LGBTQ Magazine

Christmas Pilgrimage: With Best Wishes to All of You for the Holidays

Posted on the 15 December 2013 by William Lindsey @wdlindsy
Christmas Pilgrimage: With Best Wishes to All of You for the Holidays
Dear Readers,
I'm typing this posting as Steve and I prepare to leave for the airport. We're heading off today on a Christmas trip to Italy, which became possible for us when we discovered a kind of magic called "frequent flyer miles" that waved away the price of airfare. We've also found additional magic called convent guesthouses at several of the places we'll visit as we travel--reasonably priced lodging with meals included.
Neither of us has ever been to Italy, and so we're looking forward to a pilgrimage that will include Assisi and Rome (for Christmas), as well as a little bit of time in Bolzano, where Steve has family roots going back to the Austrian period, and in Florence. I especially want to make a pilgrimage to Assisi at this Franciscan moment in the life of the Catholic church, and to pray there in a particular way for the church to begin treating gay people with more dignity, humanity, and compassion.
I am not confident we'll have access to the internet as we travel, and so I wanted to post a message to explain why I'm away from the blog, if I fall silent. If I'm not able to post until our return, I wish all of you a peaceful and blessed holiday season and a happy 2014. 
P.S. Please don't miss Frank Bruni's column "The Catholics Still in Exile" in today's New York Times. It's about the continued cruel and inhumane treatment of gay employees of Catholic institutions--people like Michael Griffin of Bensalem, Pennsylvania, and Tippi McCullough of Little Rock, Arkansas.

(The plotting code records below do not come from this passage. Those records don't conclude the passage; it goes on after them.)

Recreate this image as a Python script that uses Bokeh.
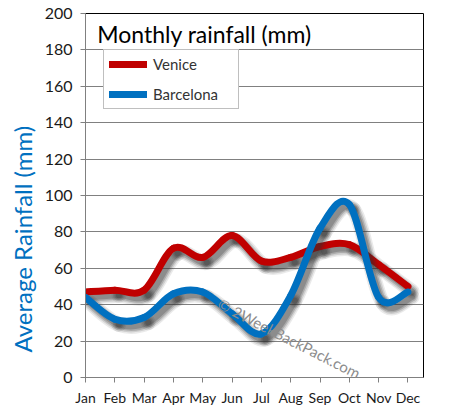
from bokeh.plotting import figure
from bokeh.models import Range1d, Label, Legend, LegendItem, Title, ColumnDataSource
from bokeh.embed import file_html
from bokeh.resources import INLINE

months = ["Jan", "Feb", "Mar", "Apr", "May", "Jun", "Jul", "Aug", "Sep", "Oct", "Nov", "Dec"]
venice = [47, 48, 48, 71, 66, 78, 64, 66, 72, 73, 62, 50]
barcelona = [44, 32, 33, 46, 47, 35, 24, 45, 82, 95, 44, 47]
y_ticks = [0, 20, 40, 60, 80, 100, 120, 140, 160, 180, 200]

FONT = "Lato"
RED = "#C00000"
BLUE = "#0070C0"


def smooth_source(ys, dx=0.0, dy=0.0):
    """Bezier segments (Excel-like smoothing) through the data points."""
    xs = list(range(len(ys)))
    n = len(xs)
    d = dict(x0=[], y0=[], x1=[], y1=[], cx0=[], cy0=[], cx1=[], cy1=[])
    for i in range(n - 1):
        pm = max(i - 1, 0)
        pp = min(i + 2, n - 1)
        d["x0"].append(xs[i] + dx)
        d["y0"].append(ys[i] + dy)
        d["x1"].append(xs[i + 1] + dx)
        d["y1"].append(ys[i + 1] + dy)
        d["cx0"].append(xs[i] + (xs[i + 1] - xs[pm]) / 6 + dx)
        d["cy0"].append(ys[i] + (ys[i + 1] - ys[pm]) / 6 + dy)
        d["cx1"].append(xs[i + 1] - (xs[pp] - xs[i]) / 6 + dx)
        d["cy1"].append(ys[i + 1] - (ys[pp] - ys[i]) / 6 + dy)
    return ColumnDataSource(d)


p = figure(width=435, height=408, x_range=Range1d(0, 11.53), y_range=Range1d(0, 200),
           output_backend="svg", toolbar_location=None,
           min_border_left=76, min_border_right=12, min_border_top=13, min_border_bottom=31)

p.background_fill_color = "white"
p.border_fill_color = "white"
p.outline_line_color = "black"
p.outline_line_width = 1

# axes
p.xaxis.ticker = list(range(len(months)))
p.xaxis.major_label_overrides = {i: m for i, m in enumerate(months)}
p.yaxis.ticker = y_ticks
for ax in (p.xaxis, p.yaxis):
    ax.axis_line_color = "#808080"
    ax.major_tick_line_color = "#808080"
    ax.major_tick_in = 0
    ax.major_tick_out = 5
    ax.minor_tick_line_color = None
    ax.major_label_text_font = FONT
    ax.major_label_text_color = "#1a1a1a"
p.xaxis.major_label_text_font_size = "14px"
p.yaxis.major_label_text_font_size = "16px"
p.xaxis.major_label_standoff = 6
p.yaxis.major_label_standoff = 8

p.xgrid.visible = False
p.ygrid.grid_line_color = "#808080"
p.ygrid.grid_line_width = 1

# shadows + lines
dx = 0.14
dy = -2.8
shadow_layers = [(15, 0.10), (12, 0.15), (9, 0.22), (6, 0.25)]

renderers = {}
for name, vals, col in (("Venice", venice, RED), ("Barcelona", barcelona, BLUE)):
    sh = smooth_source(vals, dx, dy)
    for w, a in shadow_layers:
        p.bezier("x0", "y0", "x1", "y1", "cx0", "cy0", "cx1", "cy1", source=sh,
                 line_color="#303030", line_alpha=a, line_width=w, line_cap="round")
    src = smooth_source(vals)
    renderers[name] = p.bezier("x0", "y0", "x1", "y1", "cx0", "cy0", "cx1", "cy1", source=src,
                               line_color=col, line_width=7, line_cap="round")

legend = Legend(items=[LegendItem(label="Venice", renderers=[renderers["Venice"]]),
                       LegendItem(label="Barcelona", renderers=[renderers["Barcelona"]])],
                location=(18, 268))
legend.border_line_color = "#808080"
legend.border_line_width = 1
legend.background_fill_color = "white"
legend.background_fill_alpha = 1
legend.label_text_font = FONT
legend.label_text_font_size = "15px"
legend.label_text_color = "#333333"
legend.glyph_width = 38
legend.glyph_height = 16
legend.label_height = 16
legend.label_width = 80
legend.spacing = 12
legend.padding = 5
legend.margin = 0
legend.label_standoff = 6
p.add_layout(legend)

# chart title inside the plot
p.add_layout(Label(x=0.4, y=196.5, text="Monthly rainfall (mm)", text_font=FONT,
                   text_font_size="23px", text_color="black", text_baseline="top",
                   text_align="left"))

# watermark
p.add_layout(Label(x=6.95, y=21.5, text="\u00a9 2WeekBackPack.com", text_font=FONT,
                   text_font_size="15px", text_color="#8c8c8c", angle=-0.47,
                   text_align="center", text_baseline="middle"))

# y axis title
p.add_layout(Title(text="Average Rainfall (mm)", align="left", text_font=FONT,
                   text_font_size="24px", text_font_style="normal", text_color=BLUE,
                   offset=25), "left")

open("out.html", "w").write(file_html(p, INLINE))
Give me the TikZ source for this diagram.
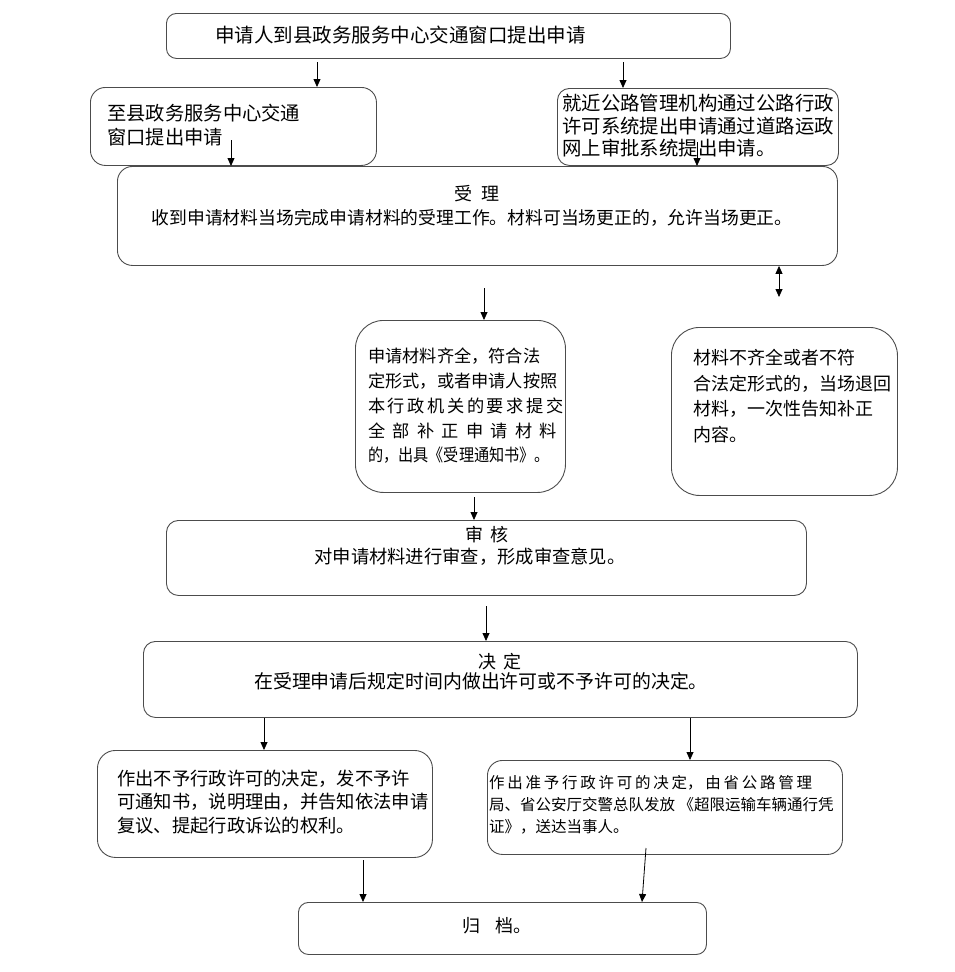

Despite what Pope Francis is said by the media to stand for, Catholic institutions in the U.S. continue to treat gay employees as second-class citizens: we have miles to go before we can sleep, when it comes to living the gospel as an institution in our approach to those God makes gay.
The graphic is a detail from a Madonna and Child of Bartolomeo Vivarini in the Fine Arts Museum of San Francisco.